Wolverhampton est une ville opulente. On ne trouverait pas à Birmingham un aussi grand nombre de capitalistes possédait de un jusqu’à dix millions. La plupart de ces hommes riches, ne sont pas des manufacturiers faisant part de leur richesse aux ouvriers par l’accroissement des salaires, mais bien de simples commissionnaires achetant au plus bas prix pour revendre au plus cher, et exploitant sans pitié la détresse des petits fabricans. Des riches et des pauvres qu’aucune classe intermédiaire ne joint, deux camps et un fossé entre les deux, voilà l’état social de Wolverhampton. L’on ne s’étonnera pas si, dans une pareille société, les passions politiques agitent faiblement les esprits. Une seule question est comprise et sert de point de ralliement ; je veux parler des céréales. Avant de songer aux droits politiques, n’est-il pas naturel que ces pauvres gens demandent du pain ?

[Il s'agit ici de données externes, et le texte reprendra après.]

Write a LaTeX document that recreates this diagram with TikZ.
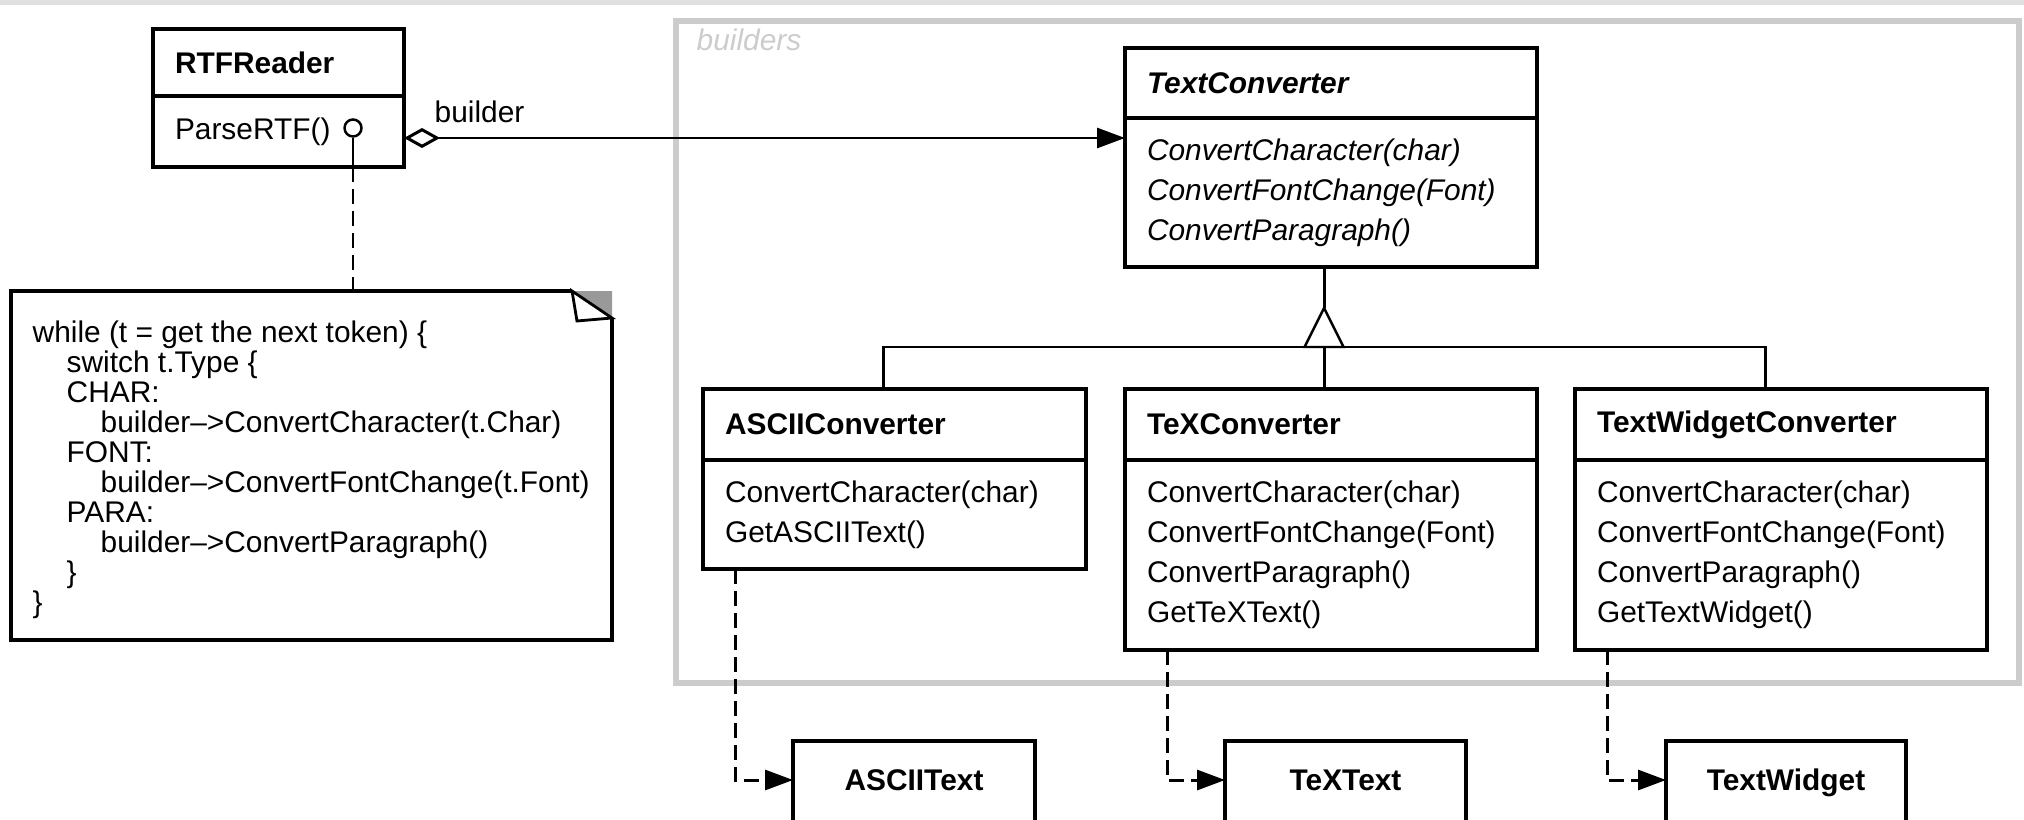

Wolverhampton n’a pas l’aspect d’une cité industrielle. On traverserait vingt fois les rues principales, les seules qui portent un nom, que l’on n’apercevrait pas une manufacture ni un atelier. L’industrie, en Angleterre, a communément bien soin de se mettre en évidence ; elle multiplie les enseignes, les affiches, les placards, et fait littéralement violence à l’attention des passans. Ici, au contraire, l’on croirait qu’elle a honte d’elle-même et veut se dérober aux yeux. Les ateliers sont cachés dans des impasses et dans des cours, comme les logemens des Irlandais à White-Chapel. Les boutiques n’ont pas d’enseignes, ni les maisons de numéros. M Horne compare les fabricans de Wolverhampton à des oiseaux dont les nids sont hors de vue ; mais les oiseaux du moins ne recherchent point la fange et nichent rarement dans les

  1. Children’s employment commission.